Interview de M. Bernard Kouchner, député européen PS et président de la commission coopération et développement du Parlement européen, dans "Le Parisien" du 23 novembre 1994, sur la création à son initiative et à celle de M. André Ruffo, juge de la Cour de Québec, d'un tribunal international des droits des enfants pour lutter notamment contre la pédophilie.

Prononcé le

Intervenant(s) : 
  • Bernard Kouchner - député européen PS et président de la commission coopération et développement du Parlement européen ;
  • Pascale Gerin - Journaliste

Média : Le Parisien

Texte intégral

Le Parisien : Pourquoi créer ce tribunal aujourd'hui ?

Bernard Kouchner : Cette année est celle du cinquième anniversaire de la Déclaration universelle des droits des enfants signée par cent cinquante États et, cependant, on ne fait toujours rien. On s'indigne, dans le meilleur des cas. Notre tribunal, composé de cinq magistrats, un par continent, siégera à Montréal (Canada), avec une antenne dans chaque pays signataire. Nous comptons sur l'ONU, et les médias pour se faire l'écho des décisions rendues.

Le Parisien : Le procès d'un professionnel du tourisme sexuel s'ouvre aujourd'hui à Turnhout, en Belgique. Les institutions actuelles, nationales ou internationales, ne suffisent-elles pas pour s'occuper du problème des mauvais traitements subis par les enfants, en particulier ceux victimes de pédophiles ?

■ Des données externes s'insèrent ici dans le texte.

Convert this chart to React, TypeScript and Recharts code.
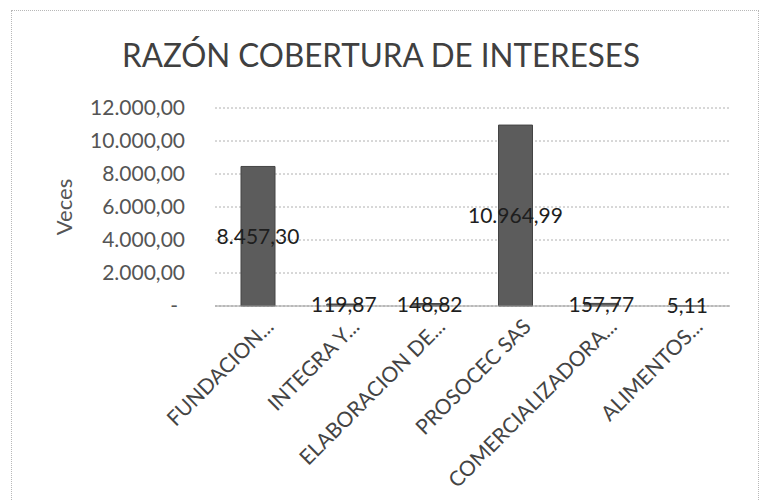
import { BarChart, Bar, XAxis, YAxis, CartesianGrid, LabelList } from 'recharts'

// valores
const empresas = ['FUNDACION...', 'INTEGRA Y...', 'ELABORACION DE...', 'PROSOCEC SAS', 'COMERCIALIZADORA...', 'ALIMENTOS...']
const razon = [8457.3, 119.87, 148.82, 10964.99, 157.77, 5.11]
const ticksY = [0, 2000, 4000, 6000, 8000, 10000, 12000]

const datos = empresas.map((empresa, i) => ({ empresa, razon: razon[i] }))

const FUENTE = 'Lato, sans-serif'

// formato contable: miles con punto, decimales con coma, cero como guion
function formato(v: number) {
  if (!v) return '-'
  const [ent, dec] = v.toFixed(2).split('.')
  return ent.replace(/\B(?=(\d{3})+(?!\d))/g, '.') + ',' + dec
}

const TickY = ({ x, y, payload }: any) => (
  <text
    x={payload.value === 0 ? x - 7 : x}
    y={y}
    dy={7}
    textAnchor="end"
    fill="#555"
    fontSize={21}
    fontFamily={FUENTE}
  >
    {formato(payload.value)}
  </text>
)

const TickX = ({ x, y, payload }: any) => (
  <g transform={`translate(${x + 17},${y + 22})`}>
    <text textAnchor="end" transform="rotate(-45)" fill="#444" fontSize={21} fontFamily={FUENTE}>
      {payload.value}
    </text>
  </g>
)

export default function App() {
  return (
    <div style={{ position: 'absolute', left: 0, top: 0, width: 763, height: 500, background: '#fff', overflow: 'hidden' }}>
      <div
        style={{
          position: 'absolute',
          left: 11,
          top: 10,
          width: 746,
          height: 520,
          border: '1px dotted #b8b8b8',
        }}
      />
      <svg width={763} height={110} style={{ position: 'absolute', left: 0, top: 0 }}>
        <text
          x={381}
          y={67}
          textAnchor="middle"
          fill="#404040"
          fontSize={33}
          fontFamily={FUENTE}
          textLength={518}
          lengthAdjust="spacingAndGlyphs"
        >
          RAZÓN COBERTURA DE INTERESES
        </text>
      </svg>
      <div style={{ position: 'absolute', left: 0, top: 0 }}>
        <BarChart width={763} height={500} data={datos} margin={{ top: 108, right: 33, left: 0, bottom: 74 }}>
          <CartesianGrid vertical={false} stroke="#b0b0b0" strokeDasharray="2 2" />
          <XAxis
            dataKey="empresa"
            height={120}
            interval={0}
            tickLine={false}
            tickSize={0}
            tickMargin={0}
            axisLine={{ stroke: '#9a9a9a' }}
            tick={<TickX />}
          />
          <YAxis
            width={215}
            domain={[0, 12000]}
            ticks={ticksY}
            axisLine={false}
            tickLine={false}
            tickSize={0}
            tickMargin={30}
            tick={<TickY />}
            label={{
              content: () => (
                <text
                  x={63}
                  y={207}
                  transform="rotate(-90 63 207)"
                  textAnchor="middle"
                  dominantBaseline="central"
                  fill="#555"
                  fontSize={22}
                  fontFamily={FUENTE}
                >
                  Veces
                </text>
              ),
            }}
          />
          <Bar dataKey="razon" fill="#5c5c5c" stroke="#444" barSize={34} isAnimationActive={false}>
            <LabelList
              dataKey="razon"
              position="center"
              formatter={(v: any) => formato(Number(v))}
              fill="#1e1e1e"
              fontSize={21}
              fontFamily={FUENTE}
            />
          </Bar>
        </BarChart>
      </div>
    </div>
  )
}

Bernard Kouchner : Je ne peux pas me réjouir de ce procès. Mais cela ne suffit pas. Au-delà de la condamnation pénale des pervers et de ceux qui exercent ce commerce sexuel, il faut punir les pays qui autorisent la pédophilie, Pays qui, je tiens à le souligner, sont tous signataires de la Convention des Nations unies relative au droit des enfants. Notre tribunal international servira à cela, dénoncer non seulement les « charters sexuels », mais également les États qui tolèrent ce tourisme lucratif.

Le Parisien : Quels seront vos moyens et comment allez-vous procéder ?

Bernard Kouchner : Les organisations non gouvernementales (ONG), aidées d'enquêteurs et d'avocats, nous aideront à répertorier les affaires les plus urgentes. Par ailleurs, tout le monde pourra déposer plainte dans nos bureaux car s'il est vrai que la moitié de notre travail concernera le tiers monde, l'autre moitié, il ne faut pas l'oublier, se passe en Europe. À terme, il sera possible de déposer une plainte auprès de nos antennes, dans chaque pays.

Le Parisien : Et les sanctions ?

Bernard Kouchner : À terme, nous espérons pouvoir faire punir, par exemple en faisant interdire de séjour en Europe et aux États-Unis leurs ressortissants, les pays qui ne respectent pas les enfants ; aussi bien ceux qui posent les mines antipersonnel qui tuent ou mutilent les enfants, ou encore s'enrichissent du trafic d'organes. C'est ambitieux mais, à la longue, nous y arriverons.